Author: Dr. Patrik Lambert, Senior Machine Translation Scientist @ Iconic
Context-aware Neural MT uses context information to perform document-level translation or domain adaptation. The context of surrounding sentences allows the model to capture discourse phenomena. The context of similar sentences can also be useful to dynamically adapt the translation to a domain. In this post, we take a look at two papers which compare uni-encoder and multi-encoder Transformer architectures for context-aware Neural MT – with a focus on document-level MT.
Uni- and Dual-encoder architectures
The following figure (after Ma et al. 2020) illustrates uni-encoder and dual-encoder architectures for context-aware translation with Transformer models.
In dual-encoder Transformer models, a new encoder is added to encode the context information, and the encoder for source sentences is conditioned on this context encoder. The self-attention layers lay within each encoder and thus cannot fully capture the interaction between the contexts and the source sentences. However, in some architectures, the decoder’s attention can attend to the output of both encoders. Moreover, this structure cannot be directly adapted to pre-training models, which encode multiple sentences with a single encoder.
In the uni-encoder structure, the context and source sentence representations are concatenated as the input. This structure is compatible with pre-trained models. Additionally, the attention layer can attend to both of them. However, sequences are longer, which implies a computational cost, and also dilutes the attention weights. Furthermore, the model gives equal importance to the source sentences and the context.
Do dual-encoders help?
Li et al. (2020) observe that the dual-encoder approach performs better than the standard uni-encoder approach (as described above).
They also investigate what information is captured by the context encoder. To this purpose, they compare the results with three different kinds of context: the surrounding sentences, words randomly sampled from the source vocabulary, and a fixed sentence. Surprisingly, the surrounding sentences do yield better results than the random and fixed sentences. The authors thus conjecture that the information captured by the context encoder could just introduce randomness into training, making it richer and more robust. To verify this hypothesis, they replace the context encoder output by “Gaussian noise” (a vector whose elements are sampled from a Gaussian distribution). The system with Gaussian noise outperforms the baseline (not context-aware), and gets similar scores as the system with real context. Thus it seems that the context-encoder acts more like a noise generator, which provides rich supervised training signals for robust training.
Ma et al. (2020) proposes a unified encoder architecture which addresses the problems of the standard single encoder approach, called “Flat Transformer”.
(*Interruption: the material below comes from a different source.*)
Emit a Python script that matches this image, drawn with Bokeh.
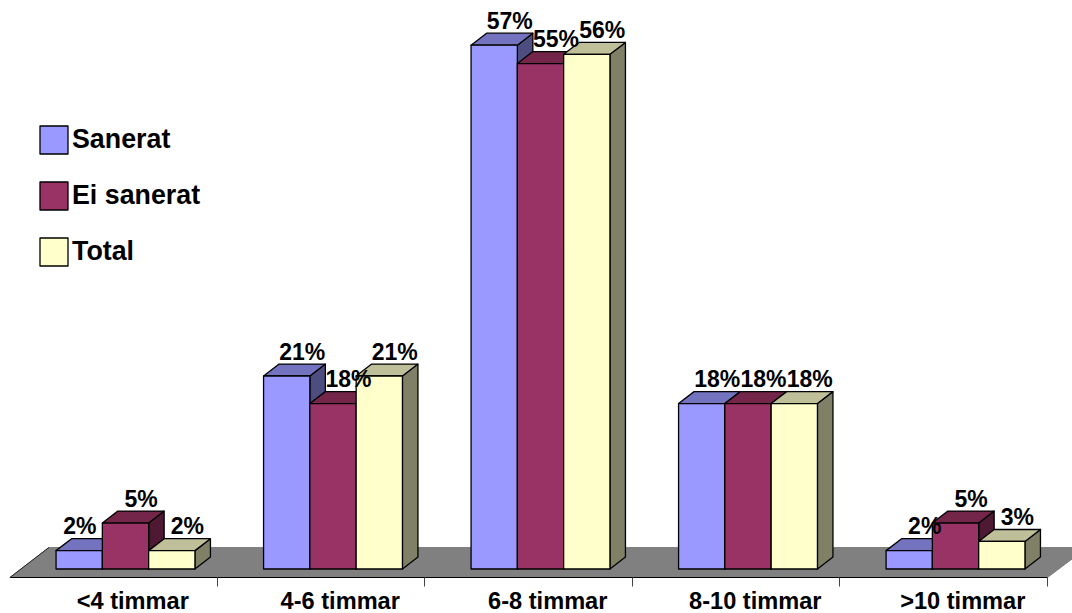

To distinguish the context sentences and the source sentences, they introduce two different representations of the sentence concatenation. Moreover, to allow a better focus on the source sentence, the encoder is split into two parts, in which the attention can respectively focus on the global level and the local level. In the bottom layers, the self-attention is applied to the whole sequence. However, at the top layers, it can only attend the positions of the source sentences. In this way, the model gives more importance to the source sentences than to the context. This is also a way to reduce the computational complexity, since long sequences only occur at the bottom layers.
Ma et al. compare the Flat Transformer to other dual- and uni-encoder architectures for document-level Neural MT. The experiments are performed on document-level datasets from TED talk transcriptions, News and Europarl (respectively 0.21, 0.24, and 1.67 million sentence pairs). The Flat Transformer achieves slightly better BLEU and METEOR scores than other approaches. With the BERT pre-trained model, these scores are further improved by 1 to 2 points. Thus, the compatibility of the unified encoder with BERT is key in this experiment.
Most approaches for context-aware Neural MT include an additional encoder to encode context information. Li et al. found that dual-encoder structures outperform the standard single encoder approach. They also observed that the gains of this additional decoder are actually because it acts as a noise generator, which provides rich supervised training signals for robust training. Thus simply adding an encoder which outputs random noise may be beneficial for training. Ma et al. address the issues with single encoders for context-aware Neural MT in a unified encoder. In this encoder, the attention attends to the concatenation of the source and context sentences in the bottom layers, and only to the source sentence in the top layers. This allows the model to clearly distinguish between the source and context sentences and lowers the computational cost. It also makes the encoder directly compatible with pre-trained models, which yields significant improvements on automated scores.